We were about to confirm it.

Scott Gardner caught a 40-inch muskie on Lake St. Clair.

A half-hour after pulling in our first, Scott’s line took off and this time the muskie stayed hooked.

He brought in another beauty, pushing 40 inches. After a few refreshing minutes in the recovery tank, Scott lowered it overboard and watched as it said goodbye with a hard tail-splash and dived into St. Clair’s 53-degree water.

There was another slam or two on one of those walleye-sized plugs, but nothing hooked as that bad-day barometer kept dipping. A nasty weekend front filled with lightning, sleet, and chill had done what it typically does to fish who don’t appreciate barometric dives.

“Southwest wind, with low pressure coming in,” said Jones, who is 66 and who has been fishing Lake St. Clair since he was practically a tyke.

A less volatile day and we almost certainly would have had five, maybe 10 or a good many more muskies, some of which might have touched or beat 50 inches. This is Lake St. Clair’s majesty.

It is one of planet Earth’s acknowledged fresh-water fishing bonanzas. The clean, cold water spilling down from Lake Huron, the spawning flats, the rich trove of forage fish – shad, suckers, herring, ciscoes, which in turn feed panfish, bass, and walleye, which become part of the food chain for those kingpin species, pike and muskies. All enrich a magnificent Lake St. Clair ecosystem.

“How do I know where to go?” Jones asked, analyzing how a charter captain assesses locations on a lake that stretches as far as 26 miles.

“Where you find fish on this lake isn’t the big question,” Jones said. “Really, they’re all over. Everywhere. What you want is to figure out the best conditions. So, wherever you leave from, you head into the wind, counting on finding places with improved water conditions, and where you can best deal with weeds that will be affected by wind and water.”

We were fishing late in the year when muskies are fattening up. Their instincts have told them ice and less sunlight are coming. Swallowing a smorgasbord is recommended for any fish interested in seeing future years in Lake St. Clair.

That’s why Jones uses different lures and lure ratios as the seasons change. It is why we were using those panfish-sized, 10- and 12-inch plugs rather than bucktails or smaller plugs Jones would be tossing more regularly during summer and spring.
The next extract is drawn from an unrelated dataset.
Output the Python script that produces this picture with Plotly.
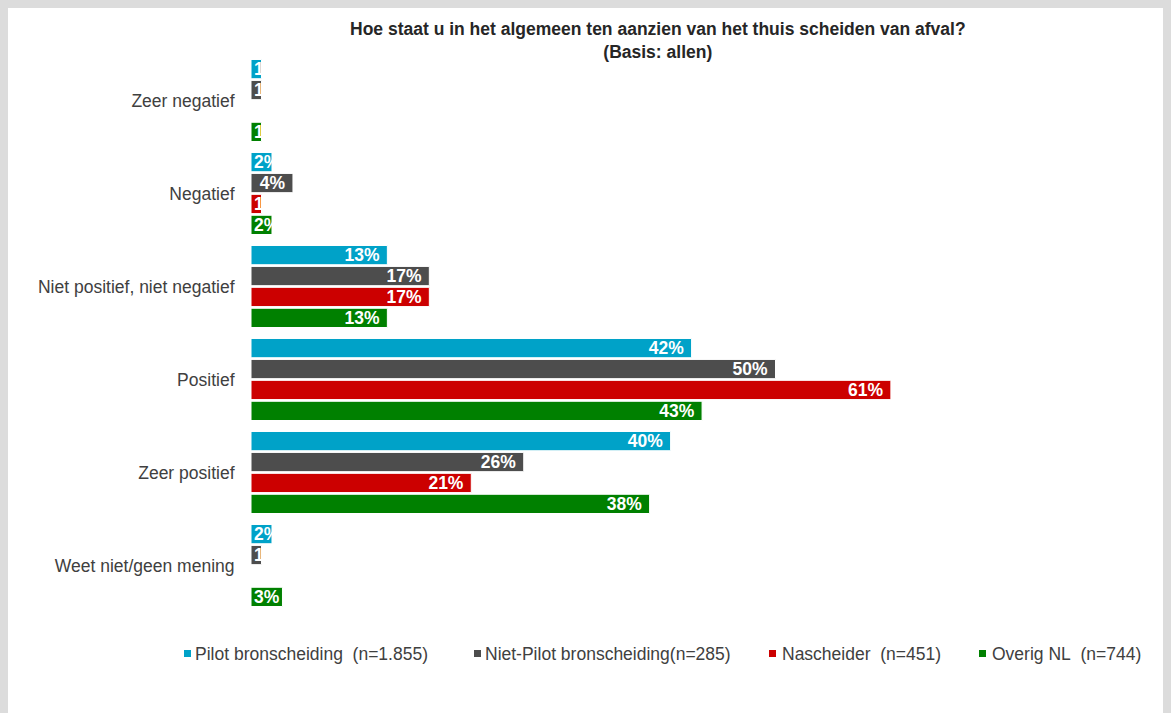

“Why?” he asked, again beginning his lesson with a question. “The muskies know it’s going to be winter. Nature makes ’em take those bigger offerings.”

It wasn’t but three days later and Jones had heard from a colleague how good the fishing had been once that weekend front moved east: 21 muskies, two of which topped 50 inches, during a trip that lasted dawn to dark.

We hadn’t done as well. But that was more of a math issue. Gardner and I decided two guys who had just tasted eight hours of Lake St. Clair splendor, spiced by a pair of fish as majestic as the muskie, had no complaints.

Other, perhaps, than forgetting to pack two celebratory beers.